Filling in the judges
To explain our new procedure to the judges, my coworkers, Lois Carmichael and domestic violence attorney Jennifer Slack, helped me search for the best way to give all 14 of the judges the same information at the same time. We discovered that they hold a weekly meeting where they discuss the business of the courthouse, and I requested to be placed on the agenda of a future meeting so I could address all of the judges at once. It took two months for various scheduling reasons, but I finally had my chance.
    We prepared a packet for my presentation and brought enough copies for each judge. (You can download a copy of my notes at www The packet explained what a VIS is and the process it should go through, and it included a blank VIS, a copy of the Crime Victims’ Rights we send to crime victims, and a photocopy of Chapter 56 of the Texas Code of Criminal Procedure outlining crime victims’ rights. As I gave my presentation to the judges, a couple of them told me that they were unfamiliar with the VIS—one even said he’d never seen one before, and another asked if the VIS is the same as the oral allocution.

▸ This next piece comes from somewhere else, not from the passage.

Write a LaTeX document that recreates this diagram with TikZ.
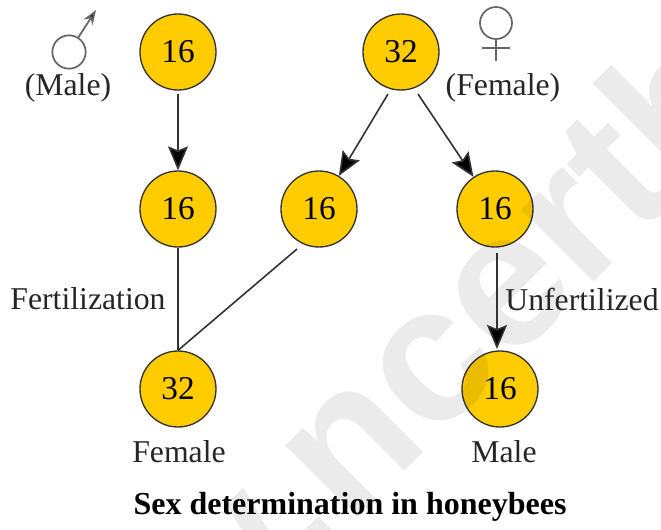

    It turns out that Lubbock County judges were accustomed to crime victims giving oral allocutions at guilty pleas or at sentencing, but VISes were unfamiliar. The only input they’d had from crime victims who didn’t testify in court was from oral allocutions, and a recent case had ruffled some feathers. We’d just completed a very difficult, long-delayed trial where emotions on both sides ran high. At sentencing, the adult son of a deceased victim gave an oral allocution that included ugly language and that verbally attacked the defense attorney. Defense attorneys voiced their complaints of the allocution to the judges, so both the defense attorneys in town and the judges were upset.

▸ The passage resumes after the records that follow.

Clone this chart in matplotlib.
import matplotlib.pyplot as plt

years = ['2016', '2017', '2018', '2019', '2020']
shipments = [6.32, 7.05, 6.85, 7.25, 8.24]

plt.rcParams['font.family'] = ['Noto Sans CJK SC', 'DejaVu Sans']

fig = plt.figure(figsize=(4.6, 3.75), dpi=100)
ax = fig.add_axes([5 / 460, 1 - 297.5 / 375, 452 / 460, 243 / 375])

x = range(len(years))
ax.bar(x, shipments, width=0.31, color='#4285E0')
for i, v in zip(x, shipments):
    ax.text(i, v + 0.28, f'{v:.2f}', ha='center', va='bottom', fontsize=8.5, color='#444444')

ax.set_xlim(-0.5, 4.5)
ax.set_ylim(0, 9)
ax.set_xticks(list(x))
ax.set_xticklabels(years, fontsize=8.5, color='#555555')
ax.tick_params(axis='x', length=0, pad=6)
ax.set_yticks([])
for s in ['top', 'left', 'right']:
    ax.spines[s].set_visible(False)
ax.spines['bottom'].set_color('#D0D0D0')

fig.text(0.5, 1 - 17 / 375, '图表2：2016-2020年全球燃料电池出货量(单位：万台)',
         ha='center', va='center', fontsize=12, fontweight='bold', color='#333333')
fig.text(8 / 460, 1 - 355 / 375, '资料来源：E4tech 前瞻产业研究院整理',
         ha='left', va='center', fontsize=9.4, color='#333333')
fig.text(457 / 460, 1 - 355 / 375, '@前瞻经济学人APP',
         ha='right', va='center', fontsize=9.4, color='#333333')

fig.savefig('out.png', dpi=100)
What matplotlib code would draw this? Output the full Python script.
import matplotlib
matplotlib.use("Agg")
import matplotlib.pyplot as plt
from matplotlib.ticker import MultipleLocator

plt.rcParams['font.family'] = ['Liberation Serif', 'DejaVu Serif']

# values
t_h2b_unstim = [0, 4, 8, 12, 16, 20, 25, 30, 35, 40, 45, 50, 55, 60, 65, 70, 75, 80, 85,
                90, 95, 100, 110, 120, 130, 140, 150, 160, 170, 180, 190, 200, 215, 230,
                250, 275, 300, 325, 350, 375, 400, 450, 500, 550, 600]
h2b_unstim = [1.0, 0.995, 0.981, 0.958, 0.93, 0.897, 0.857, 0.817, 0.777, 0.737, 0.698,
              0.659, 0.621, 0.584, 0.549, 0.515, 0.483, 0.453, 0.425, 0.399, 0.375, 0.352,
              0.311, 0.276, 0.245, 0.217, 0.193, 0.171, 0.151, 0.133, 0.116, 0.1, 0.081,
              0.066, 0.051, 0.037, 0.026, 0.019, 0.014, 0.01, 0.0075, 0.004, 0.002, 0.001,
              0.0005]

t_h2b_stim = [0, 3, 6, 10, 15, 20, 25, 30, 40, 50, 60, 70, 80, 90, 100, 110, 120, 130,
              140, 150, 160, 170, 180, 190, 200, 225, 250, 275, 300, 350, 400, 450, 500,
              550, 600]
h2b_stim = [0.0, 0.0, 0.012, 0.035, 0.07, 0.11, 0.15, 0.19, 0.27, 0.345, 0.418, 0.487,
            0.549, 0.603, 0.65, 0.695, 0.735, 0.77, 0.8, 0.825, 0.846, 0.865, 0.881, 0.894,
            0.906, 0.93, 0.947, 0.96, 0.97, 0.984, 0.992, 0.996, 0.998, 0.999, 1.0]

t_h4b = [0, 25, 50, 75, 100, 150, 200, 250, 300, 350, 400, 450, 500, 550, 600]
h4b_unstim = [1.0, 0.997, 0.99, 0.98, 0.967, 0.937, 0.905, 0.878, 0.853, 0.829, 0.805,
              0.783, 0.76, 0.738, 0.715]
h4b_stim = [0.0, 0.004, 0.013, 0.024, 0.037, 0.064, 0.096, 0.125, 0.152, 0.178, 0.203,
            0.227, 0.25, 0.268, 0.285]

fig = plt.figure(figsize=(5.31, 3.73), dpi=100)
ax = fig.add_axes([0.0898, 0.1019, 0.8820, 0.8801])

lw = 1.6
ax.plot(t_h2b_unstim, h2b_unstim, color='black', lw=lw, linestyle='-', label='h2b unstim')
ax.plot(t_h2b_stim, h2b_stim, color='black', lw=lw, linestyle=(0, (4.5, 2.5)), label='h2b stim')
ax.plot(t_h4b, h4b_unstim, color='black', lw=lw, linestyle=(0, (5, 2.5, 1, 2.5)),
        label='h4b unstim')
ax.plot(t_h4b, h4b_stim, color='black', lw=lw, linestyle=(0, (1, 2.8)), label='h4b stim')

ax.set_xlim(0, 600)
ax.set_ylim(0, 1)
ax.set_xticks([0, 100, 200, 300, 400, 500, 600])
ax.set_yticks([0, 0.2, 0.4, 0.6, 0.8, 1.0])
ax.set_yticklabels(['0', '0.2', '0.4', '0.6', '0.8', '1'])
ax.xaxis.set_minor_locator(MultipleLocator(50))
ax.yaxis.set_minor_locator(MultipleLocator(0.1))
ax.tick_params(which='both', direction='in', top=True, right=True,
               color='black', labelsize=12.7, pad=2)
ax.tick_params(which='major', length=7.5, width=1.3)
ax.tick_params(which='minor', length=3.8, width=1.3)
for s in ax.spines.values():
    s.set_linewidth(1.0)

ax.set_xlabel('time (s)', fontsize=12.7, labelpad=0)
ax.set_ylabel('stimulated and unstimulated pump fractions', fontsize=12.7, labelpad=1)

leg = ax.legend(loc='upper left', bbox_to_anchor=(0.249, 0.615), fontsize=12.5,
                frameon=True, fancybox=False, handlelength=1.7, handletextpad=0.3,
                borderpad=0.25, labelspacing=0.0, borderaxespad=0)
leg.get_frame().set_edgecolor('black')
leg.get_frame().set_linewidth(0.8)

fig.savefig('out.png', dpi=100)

    I explained that the VIS is different from an allocution. While an allocution is oral and is given only when a crime victim can attend a guilty plea or the sentencing portion of a trial, the VIS is a written form that crime victims can fill out and return. I told the judges that the VISes would really help them “hear” from every victim—even those who can’t make it to a trial or who don’t want to stand up and give an oral allocution in court.
    The judges’ response was extremely receptive to the “new” VIS, and they are grateful to know how a crime has affected the victims in any given case. I myself am glad that more victims are returning the VISes we send out and that the judges are able to consider these written statements.